"I don't think we've heard the last of it," said Toronto Maple Leafs GM John Ferguson. "There was a great deal of discussion, and while the required votes didn't land on any one particular schedule matrix, the prevailing sentiment was that change was good and sought. "What exactly that means still remains to be determined but it will be continually discussed. I would not be surprised if something happened."
While the prevailing sentiment was that next season will likely be unchanged, Ferguson disputed that.
"I would think next year is still on the radar," he said.
NHL commissioner Gary Bettman will form a special committee to further examine the issue.
More talk on the schedule is expected at the next board of governors' meeting in Dallas next month during all-star week.
"While there is some sentiment by a number of clubs that maybe a change would be good, when you sort through that on balance not enough people believe that a change from what we have would be better than what we have," Bettman said after two days of meetings wrapped up.
The NHL is in the second season of its unbalanced schedule, which was introduced after the lockout ended.

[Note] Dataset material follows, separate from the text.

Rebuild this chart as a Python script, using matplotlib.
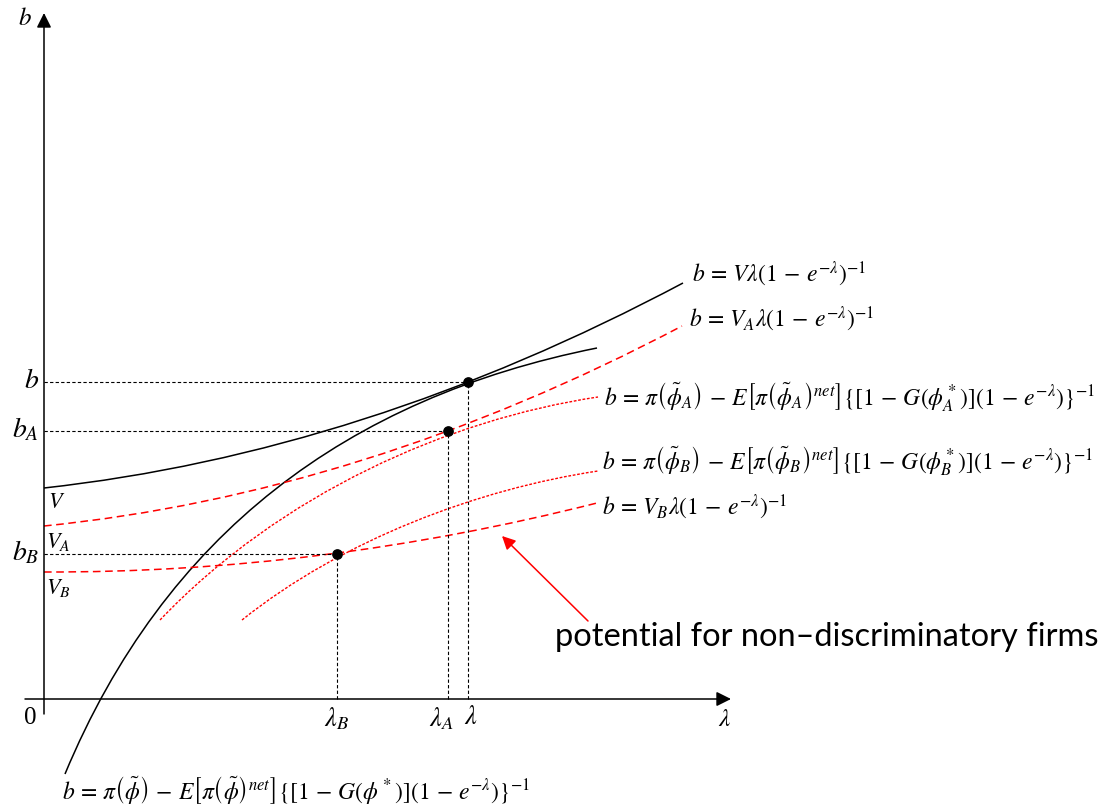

Each club plays eight games against divisional rivals (32 in total), four against the 10 non-division clubs in its conference (40 in total) and only 10 games against teams from the other conference - five at home and five on the road.
That means 10 clubs in the Western Conference don't get to see the likes of Sidney Crosby or Alexander Ovechkin, which has angered some fans.
"It seems to have reached a crescendo in the last year because of two young players," Anaheim Ducks GM Brian Burke said of the scheduling debate. "Everybody says, 'we want to see Crosby and we want to see Ovechkin.' I got news for you, historically in all my years running teams there's only been a couple of players where fans would call and say, 'is this guy playing?"'
When Burke was an assistant GM in Vancouver, he recalls having people call the switchboard ahead of a game to see if Mario Lemieux's bad back would keep him from playing against the Canucks.
"People pay to watch teams," said Burke. "I think divisional rivalries are important. The fact that we have an aberration with two exciting young players right now, I'm not going to vote to change the schedule dramatically because we have two good players.
"They could get traded tomorrow. Then what do you do? It's got to have more sense to it than that."
Two GMs requesting anonymity said the schedule matrix that got the most support was the one that featured six divisional games, 18 games against the other conference, and the same four games against the rest of your conference.
"There was no consensus in there but we would like to change," said Detroit Red Wings GM Ken Holland. "Obviously we would like to play more games in the East, being in an eastern time zone.
"There's board of governors meetings in the middle of January in Dallas and I'm sure it will be discussed again there."
But Burke didn't think next season's schedule would change, which highlights the divisiveness of the issue.
"We spent a lot of time on it. It's not an easy issue," said Burke. "You can say that the fans want to see more non-conference opponents. But for a West Coast team, my club travels too much right now. It's not that simple to say that's something our fans want so let's just do it. . . .
"No resolution as far as changing the schedule was reached mainly because we couldn't agree on something that made more sense than what we had."
Edmonton Oilers president and CEO Pat LaForge, like all three Western Canadian clubs, had hoped for a change that would see increased play against the other conference.
"We were supporting a schedule change," he said. "Our business is really based on your own fans and every club has a different set of customers, if you will, and our fans on our website were voting for more variety."
New Jersey Devils president and GM Lou Lamoriello is fine with the unbalanced schedule but believes the current format would be better if the eight divisional games were spread out more equitably throughout the schedule.
"What created a lot of this controversy was teams saw teams five times in four weeks," said Lamoriello.
Space it out, Lamoriello figures.
"Think about it, if you open the season with back-to-back games of the rivalries and then you don't see them for another two months, so there's an anticipation," he said.
One idea that is now officially dead is playoff bracketing, similar to what is seen in NCAA basketball. Bettman wanted to see how owners felt about a change in the playoff format that would see teams know who they would be playing in the second round.
For example, the winner of the No. 1 vs. No. 8 series would have played the winner of the No. 4 vs. No. 5 series. The idea was the fans would have enjoyed to know who was on the other end.
But the possibility of a No. 8 team getting a No. 5 team in the second round while the No. 2 team had to face the No. 3 team didn't make sense to most people in the room Tuesday.
"There was very little support to go to bracketing," said Burke. "The feeling is that if a team has the benefit of a certain spot, from their regular-season finish, they want the benefit of playing the weakest opponent that gives them. And bracketing takes that away in the second round."
Said LaForge: "It didn't get a lot of support. People battle all year long to get seeded and the mood in the room was we just shouldn't be giving that up."
Bettman accepted the response.
"The view is that whatever benefits there may be by going to bracketed are more than off-set from a competitive standpoint of rewarding the teams from the regular season that should get the highest seeds in each round," said the commissioner.
Bettman also reviewed preliminary revenue figures with owners and as previously reported told them to expect at least five per cent growth this season, which would elevate the team-by-team salary cap from $44 million to between $46 million and $47.5 million next season.